What needs to be done:
Pull every line containing "React" out of the material below.

Recorded information:
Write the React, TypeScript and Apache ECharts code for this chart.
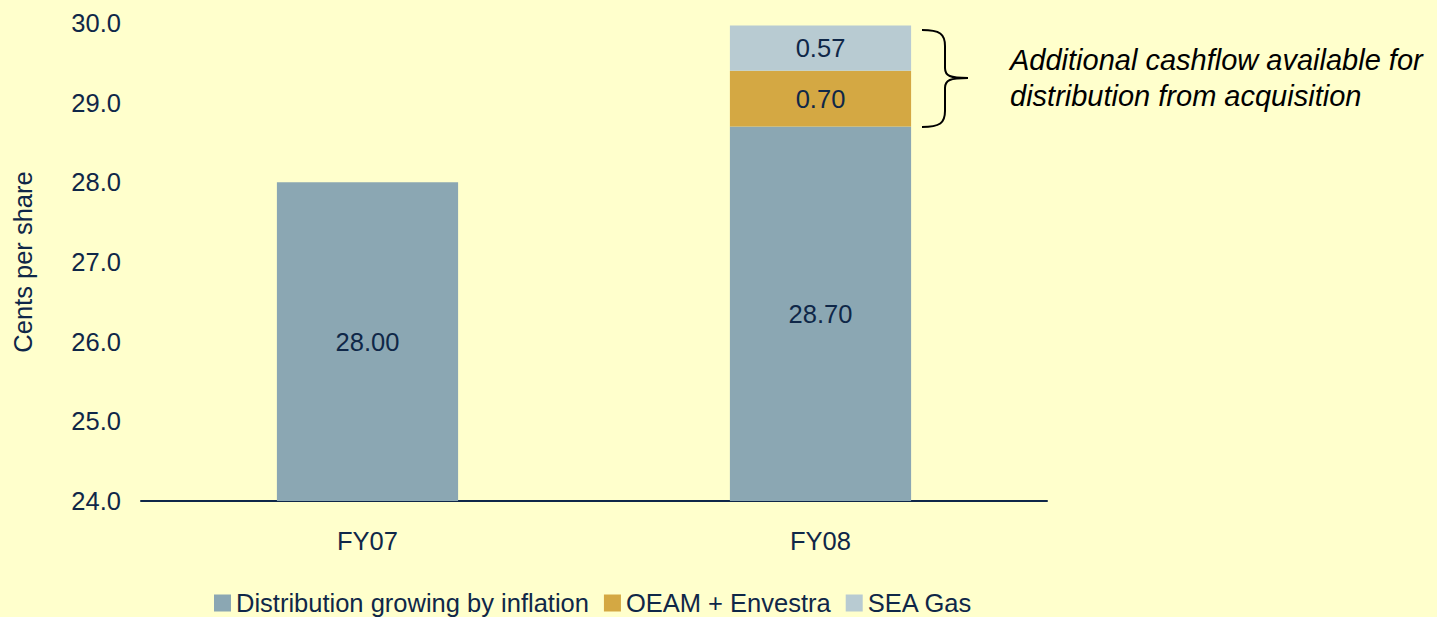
import React, { useEffect, useRef } from "react";
import * as echarts from "echarts";

const categories = ["FY07", "FY08"];
const baseSeries = [28.0, 28.7];
const oeamSeries = [null, 0.7];
const seaGasSeries = [null, 0.57];
const seriesNames = ["Distribution growing by inflation", "OEAM + Envestra", "SEA Gas"];
const annotationLines = ["Additional cashflow available for", "distribution from acquisition"];

const TEXT = "#0F2748";
const FONT = "'Liberation Sans', Arial, sans-serif";

echarts.graphic.registerShape(
  "brace",
  echarts.graphic.extendPath(
    "M0,0 C18,0 23,4 23,16 L23,38 C23,46 28,48 46,48 C28,48 23,50 23,58 L23,81 C23,93 18,97 0,97",
    {}
  )
);

export default function App() {
  const ref = useRef<HTMLDivElement>(null);
  useEffect(() => {
    const chart = echarts.init(ref.current!, null, { renderer: "svg" });
    const label = {
      show: true,
      position: "inside",
      color: TEXT,
      fontSize: 25.5,
      fontFamily: FONT,
      formatter: (p: any) => (p.value == null ? "" : Number(p.value).toFixed(2)),
    };
    chart.setOption({
      animation: false,
      backgroundColor: "#FFFFCC",
      textStyle: { fontFamily: FONT, color: TEXT },
      grid: { left: 141, right: 390, top: 23, bottom: 116 },
      legend: {
        bottom: -4,
        left: 209,
        itemWidth: 17,
        itemHeight: 17,
        itemGap: 15,
        icon: "rect",
        textStyle: { color: TEXT, fontSize: 25.5, fontFamily: FONT },
        data: seriesNames,
      },
      xAxis: {
        type: "category",
        data: categories,
        axisLine: { lineStyle: { color: TEXT, width: 2 } },
        axisTick: { show: false },
        axisLabel: { color: TEXT, fontSize: 25.5, fontFamily: FONT, margin: 27 },
      },
      yAxis: {
        type: "value",
        min: 24,
        max: 30,
        interval: 1,
        name: "Cents per share",
        nameLocation: "middle",
        nameGap: 105,
        nameTextStyle: { color: TEXT, fontSize: 25.5, fontFamily: FONT },
        axisLine: { show: false },
        axisTick: { show: false },
        splitLine: { show: false },
        axisLabel: {
          color: TEXT,
          fontSize: 25.5,
          fontFamily: FONT,
          margin: 20,
          formatter: (v: number) => v.toFixed(1),
        },
      },
      series: [
        {
          name: seriesNames[0],
          type: "bar",
          stack: "total",
          barWidth: "40%",
          data: baseSeries,
          itemStyle: { color: "#8BA7B3" },
          label,
        },
        {
          name: seriesNames[1],
          type: "bar",
          stack: "total",
          data: oeamSeries,
          itemStyle: { color: "#D4A843" },
          label,
        },
        {
          name: seriesNames[2],
          type: "bar",
          stack: "total",
          data: seaGasSeries,
          itemStyle: { color: "#B8CBD2" },
          label,
        },
      ],
      graphic: [
        {
          type: "brace",
          x: 922,
          y: 30,
          shape: {},
          style: { fill: "none", stroke: "#000", lineWidth: 2 },
        },
        {
          type: "text",
          x: 1010,
          y: 42,
          style: {
            text: annotationLines.join("\n"),
            font: `italic 29px ${FONT}`,
            fill: "#000",
            lineHeight: 36,
          },
        },
      ],
    });
    return () => chart.dispose();
  }, []);
  return (
    <div
      ref={ref}
      style={{ position: "absolute", left: 0, top: 0, width: 1437, height: 617 }}
    />
  );
}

Completed exercise:
Write the React, TypeScript and Apache ECharts code for this chart.
import React, { useEffect, useRef } from "react";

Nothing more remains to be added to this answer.